Secara keseluruahan masa pendidikan formal yang pernah di tempuh Hamka hanya sekitar tujuh tahun, yaitu antara tahun 1916 sampai tahun 1924. dimana pada masa-masa itu beliau pernah masuk sekolah desa, juga belajar pendidikan agama pada Diniyah School dan Sumatra Thawalib Padang Panjang dan Surau Inyiak Parabek di Bukit Tinggi, disamping itu Hamka juga sempat belajar dengan ulama-ulam besar seperti ayahnya sendiri, kemudian dengan Engku Mudo Abdul Hamid, Zainuddin Labay el-Yunusi dan Syekh Ibrahim Musa Parabek.

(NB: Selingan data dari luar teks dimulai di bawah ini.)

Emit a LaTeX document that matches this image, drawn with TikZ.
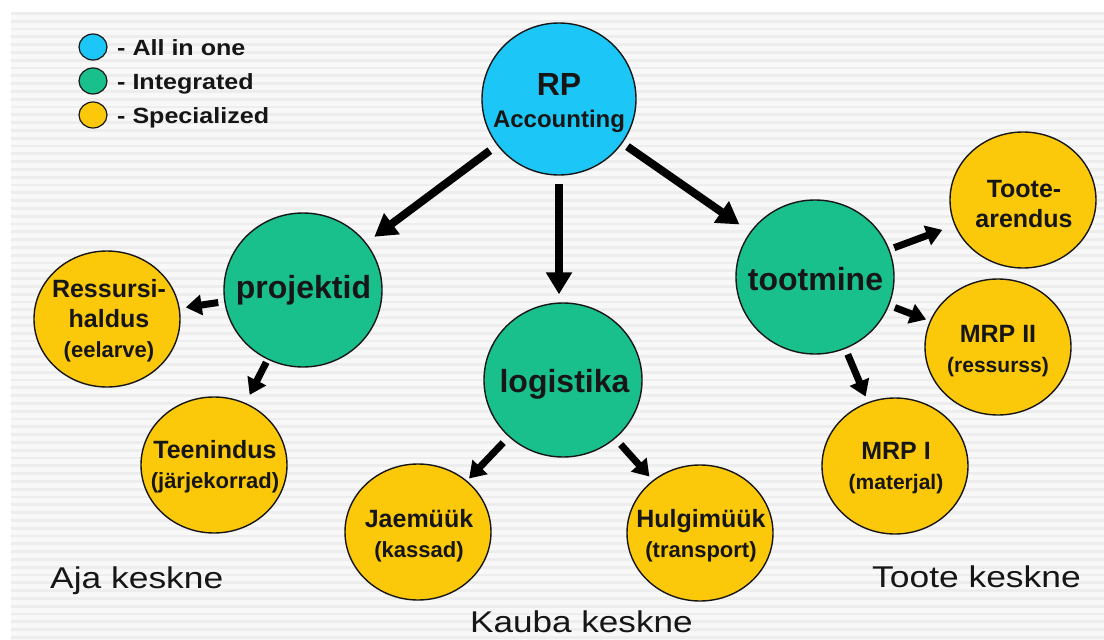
\documentclass[tikz,border=0pt]{standalone}
\usepackage{fontspec}
\setmainfont{Liberation Sans}
\usetikzlibrary{arrows.meta,shapes.geometric}
\definecolor{cblue}{HTML}{1CC6F6}
\definecolor{cgreen}{HTML}{19C08C}
\definecolor{cyellow}{HTML}{FCC80A}
\definecolor{stripeA}{HTML}{F8F8F8}
\definecolor{stripeB}{HTML}{EDEDED}
\definecolor{ink}{HTML}{161616}
\begin{document}
\begin{tikzpicture}[x=1pt,y=-1pt,
  bubble/.style={ellipse,draw=ink,line width=1.4pt,inner sep=0pt},
  allbub/.style={bubble,fill=cblue,minimum width=154pt,minimum height=152pt},
  intbub/.style={bubble,fill=cgreen,minimum width=158pt,minimum height=154pt},
  specbub/.style={bubble,fill=cyellow,minimum width=146pt,minimum height=136pt},
  legbub/.style={bubble,minimum width=28pt,minimum height=26pt,line width=1.2pt},
  bigtxt/.style={text=ink,inner sep=0pt,font=\bfseries\fontsize{32}{34}\selectfont},
  spectxt/.style={text=ink,inner sep=0pt,align=center,font=\bfseries\fontsize{25}{30}\selectfont},
  legtxt/.style={text=ink,inner sep=0pt,anchor=base west,font=\bfseries\fontsize{22}{24}\selectfont},
  areatxt/.style={text=ink,inner sep=0pt,anchor=base west,font=\fontsize{30}{32}\selectfont},
  bigarr/.style={draw=black,line width=8pt,-{Triangle[width=25pt,length=22pt]}},
  smallarr/.style={draw=black,line width=7pt,-{Triangle[width=20pt,length=16pt]}}
]
\useasboundingbox (0,0) rectangle (1104,640);
\fill[white] (0,0) rectangle (1104,640);
\fill[stripeA] (11,12) rectangle (1104,640);
\foreach \i in {0,...,81} {
  \fill[stripeB] (11,{12+\i*7.8}) rectangle (1104,{14.8+\i*7.8});
}

% legend
\node[legbub,fill=cblue] (l1) at (93,47) {};
\node[legbub,fill=cgreen] (l2) at (93,81) {};
\node[legbub,fill=cyellow] (l3) at (93,115) {};
\node[legtxt] (l1t) at (117,55) {\scalebox{1.14}[1]{- All in one}};
\node[legtxt] (l2t) at (117,89) {\scalebox{1.14}[1]{- Integrated}};
\node[legtxt] (l3t) at (117,123) {\scalebox{1.14}[1]{- Specialized}};

% bubbles
\node[allbub] (rp) at (559,99) {};
\node[intbub] (proj) at (303,290) {};
\node[intbub] (log) at (563,380) {};
\node[intbub] (toot) at (815,277) {};
\node[specbub] (res) at (107,319) {};
\node[specbub] (teen) at (214,465) {};
\node[specbub] (jae) at (418,532) {};
\node[specbub] (hul) at (700,533) {};
\node[specbub] (tarend) at (1023,200) {};
\node[specbub] (mrp2) at (998,347) {};
\node[specbub] (mrp1) at (895,466) {};

% bubble texts
\node[text=ink,inner sep=0pt,align=center,font=\bfseries\fontsize{24}{32}\selectfont] (rpt) at (559,103)
  {{\fontsize{32}{32}\selectfont RP}\\Accounting};
\node[bigtxt,anchor=base] (projt) at (303.5,298) {projektid};
\node[bigtxt,anchor=base] (logt) at (564.5,392) {logistika};
\node[bigtxt,anchor=base] (toott) at (815.5,290) {tootmine};
\node[spectxt] (rest) at (109,321) {Ressursi-\\haldus\\{\fontsize{22}{30}\selectfont (eelarve)}};
\node[spectxt] (teent) at (215,467) {Teenindus\\{\fontsize{22}{30}\selectfont (järjekorrad)}};
\node[spectxt] (jaet) at (419,536) {Jaemüük\\{\fontsize{22}{30}\selectfont (kassad)}};
\node[spectxt] (hult) at (701,536) {Hulgimüük\\{\fontsize{22}{30}\selectfont (transport)}};
\node[spectxt] (tarendt) at (1024,204) {Toote-\\arendus};
\node[spectxt] (mrp2t) at (998,351) {MRP II\\{\fontsize{21}{30}\selectfont (ressurss)}};
\node[spectxt] (mrp1t) at (896,468) {MRP I\\{\fontsize{21}{30}\selectfont (materjal)}};

% area labels
\node[areatxt] (aja) at (50,588) {\scalebox{1.18}[1]{Aja keskne}};
\node[areatxt] (toote) at (872,587) {\scalebox{1.18}[1]{Toote keskne}};
\node[areatxt] (kauba) at (470,632) {\scalebox{1.17}[1]{Kauba keskne}};

% arrows
\draw[bigarr,shorten <=9pt,shorten >=10pt] (rp) -- (proj);
\draw[bigarr,shorten <=8pt,shorten >=8pt] (rp.south) -- (rp.south |- log.north);
\draw[bigarr,shorten <=6pt,shorten >=13pt] (rp) -- (toot);
\draw[smallarr,shorten <=6pt,shorten >=6pt] (proj) -- (res);
\draw[smallarr,shorten <=3pt,shorten >=9pt] (proj) -- (teen);
\draw[smallarr,shorten <=8pt,shorten >=3pt] (log) -- (jae);
\draw[smallarr,shorten <=8pt,shorten >=5pt] (log) -- (hul);
\draw[smallarr,shorten <=5pt,shorten >=13pt] (toot) -- (tarend);
\draw[smallarr,shorten <=6pt,shorten >=4pt] (toot) -- (mrp2);
\draw[smallarr,shorten <=6pt,shorten >=6pt] (toot) -- (mrp1);
\end{tikzpicture}
\end{document}
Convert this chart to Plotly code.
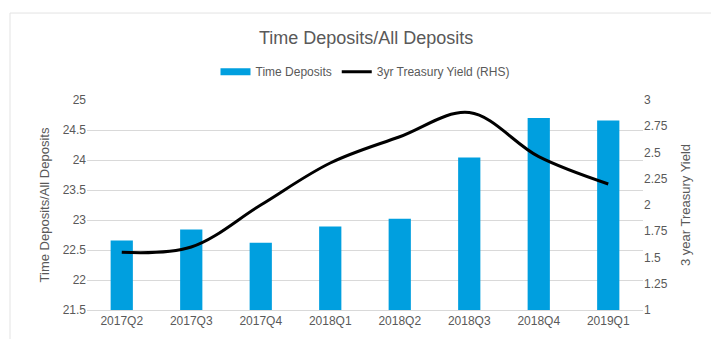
import plotly.graph_objects as go

quarters = ["2017Q2", "2017Q3", "2017Q4", "2018Q1", "2018Q2", "2018Q3", "2018Q4", "2019Q1"]
time_deposits = [22.66, 22.84, 22.62, 22.89, 23.02, 24.04, 24.70, 24.66]
treasury_3yr = [1.55, 1.60, 2.00, 2.40, 2.65, 2.88, 2.46, 2.20]

FONT = "Liberation Sans, Arial, sans-serif"
GREY = "#595959"
BLUE = "#009FDF"

fig = go.Figure()
fig.add_trace(go.Bar(x=quarters, y=time_deposits, name="Time Deposits",
                     marker=dict(color=BLUE, line=dict(width=0)), showlegend=False,
                     legendgroup="td"))
# legend entry drawn as a wide bar swatch
fig.add_trace(go.Scatter(x=[None], y=[None], name="Time Deposits", mode="lines",
                         line=dict(color=BLUE, width=7), legendgroup="td"))
fig.add_trace(go.Scatter(x=quarters, y=treasury_3yr, name="3yr Treasury Yield (RHS)",
                         mode="lines", line=dict(color="black", width=3, shape="spline", smoothing=1.0),
                         yaxis="y2"))

fig.update_layout(
    width=711, height=339,
    margin=dict(l=87, r=68, t=100, b=29),
    paper_bgcolor="white", plot_bgcolor="white",
    font=dict(family=FONT, size=12, color=GREY),
    title=dict(text="Time Deposits/All Deposits", x=0.515, xanchor="center", y=0.89, yanchor="middle",
               font=dict(family=FONT, size=18, color=GREY)),
    bargap=0.68,
    showlegend=True,
    legend=dict(orientation="h", x=0.5, xanchor="center", y=1.135, yanchor="middle",
                font=dict(family=FONT, size=12, color=GREY), itemwidth=30, tracegroupgap=0),
    xaxis=dict(showgrid=False, showline=True, linecolor="#d9d9d9", linewidth=1,
               tickfont=dict(family=FONT, size=12, color=GREY), ticks=""),
    yaxis=dict(range=[21.5, 25], dtick=0.5, showgrid=True, gridcolor="#d9d9d9", gridwidth=1,
               zeroline=False, ticks="", tickfont=dict(family=FONT, size=12, color=GREY),
               title=dict(text="Time Deposits/All Deposits", font=dict(family=FONT, size=13, color=GREY), standoff=10)),
    yaxis2=dict(range=[1, 3], dtick=0.25, overlaying="y", side="right", showgrid=False,
                zeroline=False, ticks="", tickfont=dict(family=FONT, size=12, color=GREY),
                title=dict(text="3 year Treasury Yield", font=dict(family=FONT, size=13, color=GREY), standoff=14)),
    shapes=[dict(type="rect", xref="paper", yref="paper", x0=-0.1385, x1=1.2, y0=-0.3, y1=1.414,
                 line=dict(color="#e3e3e3", width=1), fillcolor="rgba(0,0,0,0)", layer="below")],
)

fig.write_html("out.html")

Kunjungan Hamka ke tanah Jawa yang relatif singkat itu, lebih kurang satu tahun, dalam pengakuan Hamka perjalanan beliau itu mampu memberikan semangat baru baginya dalam mempelajari Islam. Rantua (negeri kunjungan) pengembaraan pencarian ilmu ditanah jawa itu, yang beliau mulai dari Yogyakarta dan Pekalongan. Lewat Ja’far Amrullah pamannya, Hamka kemudian mendapat kesempatan mengikuti kursus-kursus yang diselenggarakan oleh Muhammadiyah dan Syarikat Islam.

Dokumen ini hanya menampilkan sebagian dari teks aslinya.